Sie war so klein, dass ich es kaum glauben konnte als sie mir schüchtern erzählte, sie sei schon 12 und ginge in die 7. Klasse. Auf den ersten Blick hätte ich die 5.Klasse vermutet, höchstens.

Doch sie war unkompliziert und das machte die ganze Sache wesentlich weniger nervig.

,,Richtig", lobte ich sie, als sie nach mehrmaligen Erklären endlich verstand, wie man ein Koordinatensystem beschriftete. „Und das machst du einfach für die ganze Aufgabe. Am Ende hast du dann eine Kurve, die du verbinden kannst. Dann siehst du, ob es linear oder exponentiell ist."

Sie nickte sie machte sich an die Aufgabe, während ich aufstand und meinen Rock glattstrich. Sie knabberte nervös an ihren ohnehin schon blutigen Nägeln.  ,,Ich komme gleich wieder. Danach machen wir uns an Englisch."

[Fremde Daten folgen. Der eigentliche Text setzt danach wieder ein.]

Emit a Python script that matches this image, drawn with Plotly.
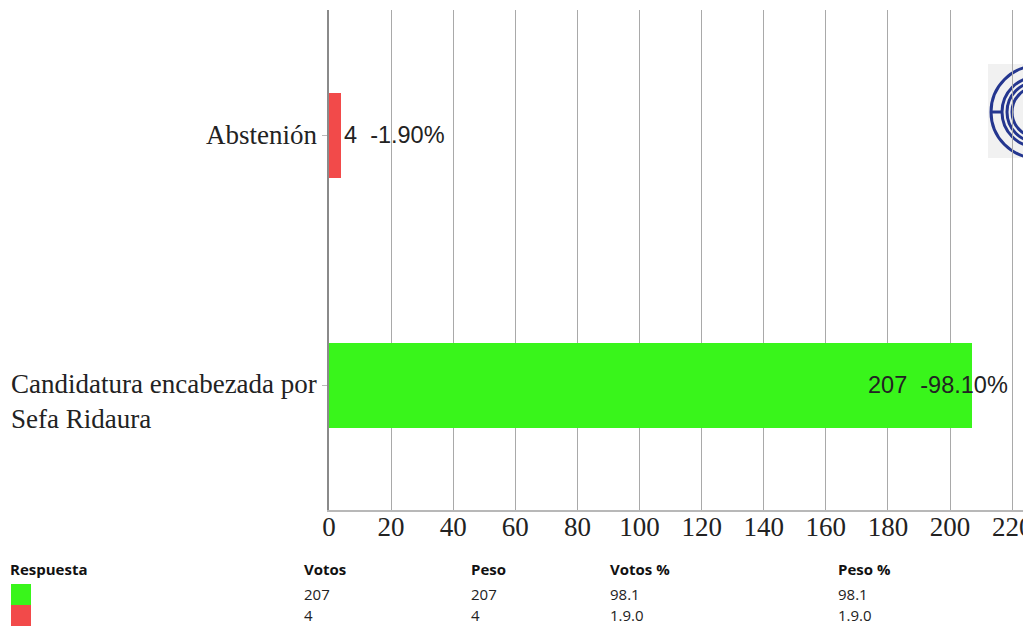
import plotly.graph_objects as go

# ---- data ----
respuestas = ["Candidatura encabezada por<br>Sefa Ridaura", "Abstenión"]
votos = [207, 4]
peso = [207, 4]
votos_pct = ["98.1", "1.9.0"]
peso_pct = ["98.1", "1.9.0"]
bar_pct_labels = ["-98.10%", "-1.90%"]
colors = ["#39f51b", "#f24a4a"]
x_ticks = [0, 20, 40, 60, 80, 100, 120, 140, 160, 180, 200, 220]
table_headers = ["Respuesta", "Votos", "Peso", "Votos %", "Peso %"]

# The chart is wider than the 1023px window (right part is cropped, as in the reference)
W, H = 1060, 626
ML, MT, MB, MR = 329, 10, 116, 0
PW, PH = W - ML - MR, H - MT - MB
X_MAX = 235.4


def px_x(p):
    return (p - ML) / PW


def px_y(p):
    return (H - MB - p) / PH


fig = go.Figure()
fig.add_trace(go.Bar(
    x=votos, y=respuestas, orientation="h",
    marker=dict(color=colors, line=dict(width=0)),
    width=0.34, hoverinfo="x+y",
))

annotations = []
serif = "Liberation Serif, Times New Roman, serif"
sans = "Arial, Liberation Sans, sans-serif"

# category labels (left aligned lines, block right-anchored)
for cat in respuestas:
    nlines = cat.count("<br>") + 1
    annotations.append(dict(
        x=0, xref="paper", y=cat, yref="y", xanchor="right", yanchor="middle",
        xshift=-10, yshift=-(nlines - 1) * 16, text=cat, showarrow=False, align="left",
        font=dict(family=serif, size=27, color="#222222"),
    ))

# bar value labels
for i, cat in enumerate(respuestas):
    txt = f"{votos[i]}\u00a0\u00a0{bar_pct_labels[i]}"
    lf = dict(family=sans, size=23.5, color="#222222")
    if votos[i] > 100:
        annotations.append(dict(x=votos[i], y=cat, xref="x", yref="y", xanchor="right",
                                xshift=38, text=txt, showarrow=False, font=lf))
    else:
        annotations.append(dict(x=votos[i], y=cat, xref="x", yref="y", xanchor="left",
                                xshift=1, text=txt, showarrow=False, font=lf))

# table below chart
tfont = "Open Sans, Noto Sans, sans-serif"
col_x = [8, 302, 469, 608, 836]
header_y, row_y = 569, [594, 615]
for hx, htxt in zip(col_x, table_headers):
    annotations.append(dict(x=px_x(hx), y=px_y(header_y), xref="paper", yref="paper",
                            xanchor="left", yanchor="middle", text=f"<b>{htxt}</b>",
                            showarrow=False, font=dict(family=tfont, size=15, color="#111111")))
shapes = []
for r in range(len(votos)):
    vals = [votos[r], peso[r], votos_pct[r], peso_pct[r]]
    for cx_, v in zip(col_x[1:], vals):
        annotations.append(dict(x=px_x(cx_), y=px_y(row_y[r]), xref="paper", yref="paper",
                                xanchor="left", yanchor="middle", text=str(v),
                                showarrow=False, font=dict(family=tfont, size=15, color="#222222")))
    shapes.append(dict(type="rect", xref="paper", yref="paper",
                       x0=px_x(11), x1=px_x(31), y0=px_y(row_y[r] + 11), y1=px_y(row_y[r] - 10),
                       fillcolor=colors[r], line=dict(width=0), layer="above"))

# logo (partial, at top right)
shapes.append(dict(type="rect", xref="paper", yref="paper", x0=px_x(988), x1=px_x(1040),
                   y0=px_y(158), y1=px_y(64), fillcolor="#f1f1f1", line=dict(width=0), layer="below"))
cx, cy = 1037, 112
for r in [46, 35, 30, 25]:
    shapes.append(dict(type="circle", xref="paper", yref="paper",
                       x0=px_x(cx - r), x1=px_x(cx + r), y0=px_y(cy + r), y1=px_y(cy - r),
                       line=dict(color="#24368f", width=3), layer="below"))
shapes.append(dict(type="line", xref="paper", yref="paper", x0=px_x(991), x1=px_x(1002),
                   y0=px_y(cy), y1=px_y(cy), line=dict(color="#24368f", width=3), layer="below"))

fig.update_layout(
    width=W, height=H,
    margin=dict(l=ML, r=MR, t=MT, b=MB, pad=0),
    paper_bgcolor="white", plot_bgcolor="rgba(0,0,0,0)",
    showlegend=False,
    annotations=annotations, shapes=shapes,
    bargap=0,
)
fig.update_xaxes(
    range=[0, X_MAX], tickvals=x_ticks, showgrid=True, gridcolor="#a9a9a9", gridwidth=1,
    zeroline=False, showline=True, linecolor="#b8b8b8", linewidth=2,
    tickfont=dict(family=serif, size=27, color="#222222"), ticks="",
    ticklabeloverflow="allow", ticklabelstandoff=-8, fixedrange=True,
)
fig.update_yaxes(
    showticklabels=False, ticks="outside", ticklen=5, tickcolor="#bbbbbb",
    showline=True, linecolor="#8a8a8a", linewidth=2, showgrid=False, zeroline=False,
    range=[-0.5, 1.5], fixedrange=True,
)

fig.write_html(
    "out.html",
    config={"displayModeBar": False},
    post_script="document.body.style.margin='0';document.body.style.overflow='hidden';",
)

Es ekelte mich etwas an, als ich die dreckige Bibliothekstoilette betrat und entschied mich dagegen, wirklich auf die Toilette zu gehen. Als ich mein Handy aus meiner kleinen Tasche fischte, sah ich, dass Jenny mich mehrmals angerufen hatte, also rief ich sie rasch zurück, während ich mit der anderen Hand meinen Lipgloss aufbesserte. Außerdem fiel mir ein, dass ich meine Tabletten noch gar nicht genommen hatte. In letzter Zeit vergaß ich sie öfters, was nicht gut war, weshalb ich mit dem Handy zwischen Ohr und Schulter in meiner Handtasche kramte.

,,Endlich", rief Jenny mir prompt ins Ohr. ,,Wo warst du?!"

,,Ich gebe 'ner Kleinen Nachhilfe, das hab ich doch erzäht", erzählte ich. Dass sie es nicht mitbekommen hatte, wunderte mich nicht mehr. Jenny war eine gute Seele, die immer da war, wenn man sie brauchte, doch ihre Aufmerksamkeit beschränkte sich gewöhnlich auf Gossip, Jungs und Mode. Ich nahm es ihr nicht übel, denn so war sie eben.

,,Und wieso nochmal?"

,,Schlaftablette hat mir die Bestnote versprochen", erklärte ich ihr, was zwar nicht ganz stimmte, aber egal. Schnell würgte ich die gefundene Pille herunter.

,,Du bist so ein Streber", lachte Jenny, wurde dann aber schnell wieder ernst. ,,Hör mal, ich habe eine Vermutung. Was Lou angeht."

,,Lou?"

,,Sie ist in letzter Zeit so anders. Schrecklich nervig, ich hab das Gefühl sie widerspricht aus Prinzip gegen alles was wir sagen. Und ständig ist sie weg ohne zu sagen, wo sie hingeht. Außerdem ist sie so eklig ... nett geworden."

Ich musste lächeln. ,,Und das findest du komisch?"

,,Ja, denn wir sind nicht nett. Wir sind alles andere als nett. Und sie benimmt sich, wie die Jungfrau Maria höchstpersönlich."

,,Und was soll dahinterstecken?" Ich angelte meine Mini-Bürste aus meiner Louis Vuitton und versuchte damit einhändig meine blonden Haare zu bändigen.

,,Also entweder ist sie einer Sekte beigetreten oder sie fickt einen Priester oder so. Wahrscheinlich betet sie jetzt fünf Mal am Tag als Buße dafür, dass sie ihre Tennisröcke eine Nummer zu klein trägt und mehr als genug Sex vor der Ehe hatte."

Ich musste lachen. ,,Sprich sie doch einfach darauf an. Ich meine, es ist Lou. Du weißt genau, dass sie niemals ein Geheimnis für sich behalten könnte. Am wenigsten ihre eigenen. Und am allerwenigsten dir gegenüber."